A real-world case to ponder: In 2018, a major U.S. retailer announced a huge buyback. The stock popped initially. But they funded it with debt, their core retail business was under severe pressure from online competitors, and they were closing stores. The buyback gave a temporary EPS lift but drained cash needed for a digital transformation. Within two years, the stock had lost over half its value. The buyback didn't cause the decline, but it certainly didn't prevent it and arguably made the company more fragile.

Your Buyback Questions Answered

The stock jumped 4% the day after the buyback announcement. Should I buy now to ride the momentum?
Chasing that initial pop is risky. That move is often driven by short-term traders and algorithmic reactions to the news headline. The smarter play is to use the announcement as a starting point for your research, using the checklist above. Wait for the excitement to settle—often within a few weeks—and see if the company's quarterly reports and execution live up to the signal they just sent. The best opportunities often come later, not in the first-day frenzy.
If buybacks boost EPS, why isn't the price reaction always positive and permanent?
Because the market looks at more than just EPS. It looks at the quality of those earnings. If EPS growth comes solely from share reduction while revenue and operating income are flat or declining, the market will eventually apply a lower valuation multiple (a lower P/E ratio) to those "hollow" earnings. The share price is a function of EPS * P/E. You can boost EPS, but if the P/E contracts because the growth story is gone, the price can stay flat or fall.
How do buybacks compare to dividends for long-term shareholders?
Both return cash to shareholders, but in different ways. Dividends provide immediate, taxable income. Buybacks offer a deferred, potentially tax-advantaged return (if you don't sell, you incur no tax, and the gain is reflected in a higher share price taxed later as capital gains). For a growing company that believes its stock is undervalued, buybacks can be more efficient. For mature companies with stable cash flows, dividends might be preferred. The worst companies do neither and hoard cash inefficiently or make bad acquisitions.
Are there regulatory limits or rules on buybacks I should know about?
Yes, companies operate under SEC regulations like Rule 10b-18, which provides a "safe harbor" from manipulation charges if they follow certain guidelines on the timing, price, and volume of their repurchases. For instance, they can't buy at the very open or close of trading and are limited in how much they can buy on any single day. This is why buybacks are often executed slowly by brokers over months. Major shifts in regulation, like the new 1% excise tax on net buybacks introduced in the U.S. in 2023, can also influence corporate behavior, making buybacks slightly more expensive.

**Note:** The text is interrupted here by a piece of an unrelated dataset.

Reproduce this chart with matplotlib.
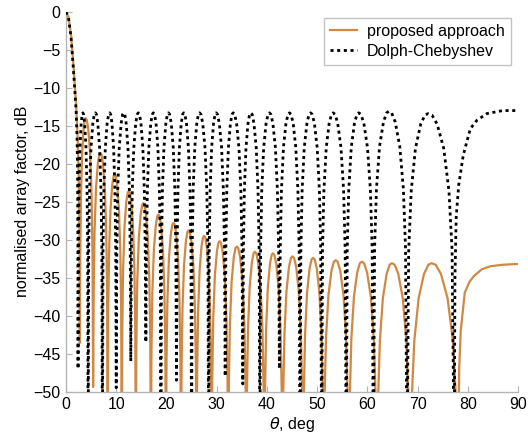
"""
Диаграмма направленности: предложенный подход и Дольф-Чебышев
"""

import matplotlib
matplotlib.use('Agg')
import matplotlib.pyplot as plt

plt.rcParams['font.family'] = ['Liberation Sans', 'DejaVu Sans']

# Dolph-Chebyshev (чёрная пунктирная), точки сняты с картинки
# каждая строка: ноль, левый склон, вершина, правый склон
dolph_theta = [
    0.0, 0.5, 1.0, 1.5, 2.0, 2.2, 2.3, 2.36,
    2.4, 2.48, 2.59, 2.78, 3.02, 3.21, 3.35, 3.51, 3.72, 3.98, 4.19, 4.32,
    4.4, 4.52, 4.69, 4.98, 5.34, 5.63, 5.85, 6.06, 6.34, 6.69, 6.97, 7.14,
    7.25, 7.37, 7.54, 7.83, 8.19, 8.48, 8.7, 8.90, 9.16, 9.48, 9.74, 9.90,
    10.0, 10.12, 10.30, 10.60, 10.98, 11.28, 11.5, 11.71, 11.99, 12.34, 12.62, 12.79,
    12.9, 13.02, 13.20, 13.50, 13.88, 14.18, 14.4, 14.63, 14.93, 15.30, 15.60, 15.78,
    15.9, 16.02, 16.20, 16.50, 16.88, 17.18, 17.4, 17.63, 17.93, 18.30, 18.60, 18.78,
    18.9, 19.02, 19.20, 19.50, 19.88, 20.18, 20.4, 20.64, 20.96, 21.36, 21.68, 21.87,
    22.0, 22.12, 22.29, 22.58, 22.94, 23.23, 23.45, 23.68, 23.99, 24.38, 24.69, 24.88,
    25.0, 25.13, 25.32, 25.64, 26.04, 26.36, 26.6, 26.87, 27.23, 27.68, 28.04, 28.26,
    28.4, 28.52, 28.70, 29.00, 29.38, 29.68, 29.9, 30.17, 30.53, 30.98, 31.34, 31.56,
    31.7, 31.83, 32.02, 32.34, 32.74, 33.06, 33.3, 33.59, 33.97, 34.44, 34.82, 35.05,
    35.2, 35.33, 35.52, 35.84, 36.24, 36.56, 36.8, 37.07, 37.43, 37.88, 38.24, 38.46,
    38.6, 38.75, 38.98, 39.36, 39.84, 40.22, 40.5, 40.80, 41.20, 41.70, 42.10, 42.34,
    42.5, 42.66, 42.90, 43.30, 43.80, 44.20, 44.5, 44.82, 45.24, 45.76, 46.18, 46.43,
    46.6, 46.77, 47.02, 47.44, 47.97, 48.39, 48.7, 49.03, 49.47, 50.02, 50.46, 50.72,
    50.9, 51.08, 51.36, 51.82, 52.40, 52.86, 53.2, 53.59, 54.11, 54.76, 55.28, 55.59,
    55.8, 56.00, 56.30, 56.80, 57.43, 57.93, 58.3, 58.74, 59.32, 60.04, 60.62, 60.97,
    61.2, 61.45, 61.82, 62.44, 63.22, 63.84, 64.3, 64.84, 65.56, 66.46, 67.18, 67.61,
    67.9, 68.24, 68.74, 69.58, 70.63, 71.47, 72.1, 72.88, 73.92, 75.22, 76.26, 76.88,
    77.3, 77.45, 77.7, 78.2, 79.1, 80.5, 81.8, 83.8, 87.0, 90.0,
]
dolph_db = [
    0.0, -0.8, -3.3, -7.8, -12.8, -16.5, -21.0, -30.0,
    -47.0, -31.3, -23.5, -17.9, -14.7, -13.5, -13.3, -13.5, -14.7, -17.9, -23.5, -31.3,
    -60.0, -31.3, -23.5, -17.9, -14.7, -13.5, -13.3, -13.5, -14.7, -17.9, -23.5, -31.3,
    -60.0, -31.3, -23.5, -17.9, -14.7, -13.5, -13.3, -13.5, -14.7, -17.9, -23.5, -31.3,
    -49.5, -31.3, -23.5, -17.9, -14.7, -13.5, -13.3, -13.5, -14.7, -17.9, -23.5, -31.3,
    -46.0, -31.3, -23.5, -17.9, -14.7, -13.5, -13.3, -13.5, -14.7, -17.9, -23.5, -31.3,
    -43.5, -31.3, -23.5, -17.9, -14.7, -13.5, -13.3, -13.5, -14.7, -17.9, -23.5, -31.3,
    -60.0, -31.3, -23.5, -17.9, -14.7, -13.5, -13.3, -13.5, -14.7, -17.9, -23.5, -31.3,
    -48.5, -31.3, -23.5, -17.9, -14.7, -13.5, -13.3, -13.5, -14.7, -17.9, -23.5, -31.3,
    -60.0, -31.3, -23.5, -17.9, -14.7, -13.5, -13.3, -13.5, -14.7, -17.9, -23.5, -31.3,
    -60.0, -31.3, -23.5, -17.9, -14.7, -13.5, -13.3, -13.5, -14.7, -17.9, -23.5, -31.3,
    -48.0, -31.3, -23.5, -17.9, -14.7, -13.5, -13.3, -13.5, -14.7, -17.9, -23.5, -31.3,
    -49.0, -31.3, -23.5, -17.9, -14.7, -13.5, -13.3, -13.5, -14.7, -17.9, -23.5, -31.3,
    -60.0, -31.3, -23.5, -17.9, -14.7, -13.5, -13.3, -13.5, -14.7, -17.9, -23.5, -31.3,
    -47.0, -31.3, -23.5, -17.9, -14.7, -13.5, -13.3, -13.5, -14.7, -17.9, -23.5, -31.3,
    -60.0, -31.3, -23.5, -17.9, -14.7, -13.5, -13.3, -13.5, -14.7, -17.9, -23.5, -31.3,
    -60.0, -31.3, -23.5, -17.9, -14.7, -13.5, -13.3, -13.5, -14.7, -17.9, -23.5, -31.3,
    -60.0, -31.3, -23.5, -17.9, -14.7, -13.5, -13.3, -13.5, -14.7, -17.9, -23.5, -31.3,
    -60.0, -31.1, -23.3, -17.7, -14.5, -13.3, -13.1, -13.3, -14.5, -17.7, -23.3, -31.1,
    -60.0, -31.4, -23.6, -18.0, -14.8, -13.6, -13.4, -13.6, -14.8, -18.0, -23.6, -31.4,
    -60.0, -35.0, -27.0, -22.8, -18.9, -15.4, -14.3, -13.4, -13.0, -13.0,
]

# предложенный подход (оранжевая линия)
proposed_theta = [
    0.0, 0.5, 1.0, 1.5, 2.0, 2.3, 2.55, 2.7,
    2.75, 2.84, 2.98, 3.21, 3.50, 3.73, 3.9, 4.13, 4.43, 4.80, 5.10, 5.28,
    5.4, 5.52, 5.69, 5.98, 6.34, 6.63, 6.85, 7.07, 7.36, 7.72, 8.01, 8.18,
    8.3, 8.41, 8.58, 8.86, 9.21, 9.49, 9.7, 9.91, 10.19, 10.54, 10.82, 10.99,
    11.1, 11.21, 11.38, 11.66, 12.01, 12.29, 12.5, 12.71, 12.99, 13.34, 13.62, 13.79,
    13.9, 14.02, 14.20, 14.50, 14.88, 15.18, 15.4, 15.63, 15.93, 16.30, 16.60, 16.78,
    16.9, 17.02, 17.20, 17.50, 17.88, 18.18, 18.4, 18.63, 18.93, 19.30, 19.60, 19.78,
    19.9, 20.02, 20.20, 20.50, 20.88, 21.18, 21.4, 21.63, 21.93, 22.30, 22.60, 22.78,
    22.9, 23.02, 23.20, 23.50, 23.88, 24.18, 24.4, 24.64, 24.96, 25.36, 25.68, 25.87,
    26.0, 26.12, 26.30, 26.60, 26.98, 27.28, 27.5, 27.73, 28.03, 28.40, 28.70, 28.88,
    29.0, 29.13, 29.32, 29.64, 30.04, 30.36, 30.6, 30.86, 31.20, 31.62, 31.96, 32.16,
    32.3, 32.44, 32.64, 32.98, 33.41, 33.75, 34.0, 34.29, 34.67, 35.14, 35.52, 35.75,
    35.9, 36.04, 36.24, 36.58, 37.01, 37.35, 37.6, 37.89, 38.27, 38.74, 39.12, 39.35,
    39.5, 39.64, 39.84, 40.18, 40.61, 40.95, 41.2, 41.49, 41.87, 42.34, 42.72, 42.95,
    43.1, 43.26, 43.50, 43.90, 44.40, 44.80, 45.1, 45.42, 45.84, 46.36, 46.78, 47.03,
    47.2, 47.36, 47.60, 48.00, 48.50, 48.90, 49.2, 49.52, 49.94, 50.46, 50.88, 51.13,
    51.3, 51.49, 51.78, 52.26, 52.86, 53.34, 53.7, 54.09, 54.61, 55.26, 55.78, 56.09,
    56.3, 56.51, 56.82, 57.34, 57.99, 58.51, 58.9, 59.35, 59.95, 60.70, 61.30, 61.66,
    61.9, 62.14, 62.50, 63.10, 63.85, 64.45, 64.9, 65.44, 66.16, 67.06, 67.78, 68.21,
    68.5, 68.84, 69.36, 70.22, 71.30, 72.16, 72.8, 73.60, 74.66, 75.98, 77.04, 77.68,
    78.1, 78.3, 78.6, 79.4, 80.3, 81.2, 82.8, 84.5, 87.0, 90.0,
]
proposed_db = [
    0.0, -0.7, -3.0, -7.2, -12.2, -16.3, -22.0, -31.0,
    -43.6, -32.0, -24.2, -18.6, -15.4, -14.2, -14.0, -14.2, -15.4, -18.6, -24.2, -32.0,
    -49.4, -36.6, -28.8, -23.2, -20.0, -18.8, -18.6, -18.8, -20.0, -23.2, -28.8, -36.6,
    -60.0, -39.4, -31.6, -26.0, -22.8, -21.6, -21.4, -21.6, -22.8, -26.0, -31.6, -39.4,
    -60.0, -41.6, -33.8, -28.2, -25.0, -23.8, -23.6, -23.8, -25.0, -28.2, -33.8, -41.6,
    -60.0, -43.2, -35.4, -29.8, -26.6, -25.4, -25.2, -25.4, -26.6, -29.8, -35.4, -43.2,
    -60.0, -44.7, -36.9, -31.3, -28.1, -26.9, -26.7, -26.9, -28.1, -31.3, -36.9, -44.7,
    -60.0, -45.8, -38.0, -32.4, -29.2, -28.0, -27.8, -28.0, -29.2, -32.4, -38.0, -45.8,
    -60.0, -46.8, -39.0, -33.4, -30.2, -29.0, -28.8, -29.0, -30.2, -33.4, -39.0, -46.8,
    -60.0, -47.5, -39.7, -34.1, -30.9, -29.7, -29.5, -29.7, -30.9, -34.1, -39.7, -47.5,
    -60.0, -48.2, -40.4, -34.8, -31.6, -30.4, -30.2, -30.4, -31.6, -34.8, -40.4, -48.2,
    -60.0, -48.9, -41.1, -35.5, -32.3, -31.1, -30.9, -31.1, -32.3, -35.5, -41.1, -48.9,
    -60.0, -49.6, -41.8, -36.2, -33.0, -31.8, -31.6, -31.8, -33.0, -36.2, -41.8, -49.6,
    -60.0, -49.8, -42.0, -36.4, -33.2, -32.0, -31.8, -32.0, -33.2, -36.4, -42.0, -49.8,
    -60.0, -50.2, -42.4, -36.8, -33.6, -32.4, -32.2, -32.4, -33.6, -36.8, -42.4, -50.2,
    -60.0, -50.4, -42.6, -37.0, -33.8, -32.6, -32.4, -32.6, -33.8, -37.0, -42.6, -50.4,
    -60.0, -50.7, -42.9, -37.3, -34.1, -32.9, -32.7, -32.9, -34.1, -37.3, -42.9, -50.7,
    -60.0, -50.9, -43.1, -37.5, -34.3, -33.1, -32.9, -33.1, -34.3, -37.5, -43.1, -50.9,
    -60.0, -51.1, -43.3, -37.7, -34.5, -33.3, -33.1, -33.3, -34.5, -37.7, -43.3, -51.1,
    -60.0, -51.1, -43.3, -37.7, -34.5, -33.3, -33.1, -33.3, -34.5, -37.7, -43.3, -51.1,
    -60.0, -47.0, -42.0, -37.0, -35.6, -34.8, -33.9, -33.5, -33.3, -33.2,
]

x_ticks = [0, 10, 20, 30, 40, 50, 60, 70, 80, 90]
y_ticks = [0, -5, -10, -15, -20, -25, -30, -35, -40, -45, -50]

ORANGE = '#CF8944'
GREY = '#B4B4B4'
FS = 11.5

fig = plt.figure(figsize=(5.28, 4.38), dpi=100)
ax = fig.add_axes([0.125, 0.106, 0.856, 0.867])

ax.plot(proposed_theta, proposed_db, color=ORANGE, lw=1.6,
        label='proposed approach', zorder=2)
ax.plot(dolph_theta, dolph_db, color='black', lw=2.0,
        linestyle=(0, (1.1, 1.3)), label='Dolph-Chebyshev', zorder=3)

ax.set_xlim(0, 90)
ax.set_ylim(-50, 0)
ax.set_xticks(x_ticks)
ax.set_yticks(y_ticks)

for side in ['top', 'right']:
    ax.spines[side].set_visible(False)
for side in ['left', 'bottom']:
    ax.spines[side].set_color(GREY)
    ax.spines[side].set_linewidth(1.0)

ax.tick_params(direction='in', length=4, width=0.8, color=GREY,
               labelsize=FS, labelcolor='black', pad=4)

ax.set_xlabel(r'$\theta$, deg', fontsize=FS, labelpad=2)
ax.set_ylabel('normalised array factor, dB', fontsize=FS, labelpad=2)

leg = ax.legend(loc='upper right', bbox_to_anchor=(0.985, 0.985),
                borderaxespad=0, fancybox=False, fontsize=FS,
                handlelength=1.7, handletextpad=0.6, borderpad=0.4,
                labelspacing=0.3)
leg.get_frame().set_edgecolor(GREY)
leg.get_frame().set_linewidth(1.0)

fig.savefig('out.png', dpi=100)
plt.close(fig)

So, what happens to the share price after a buyback? It's not a simple up or down. It's a story that unfolds in the quarters that follow the announcement. The most successful outcomes are tied to companies buying back their stock when it's genuinely undervalued, using excess cash they don't need for growth, and doing so as part of a broader, successful business strategy. As an investor, your job is to distinguish between the financial engineering and the genuine value creation. Look beyond the headline.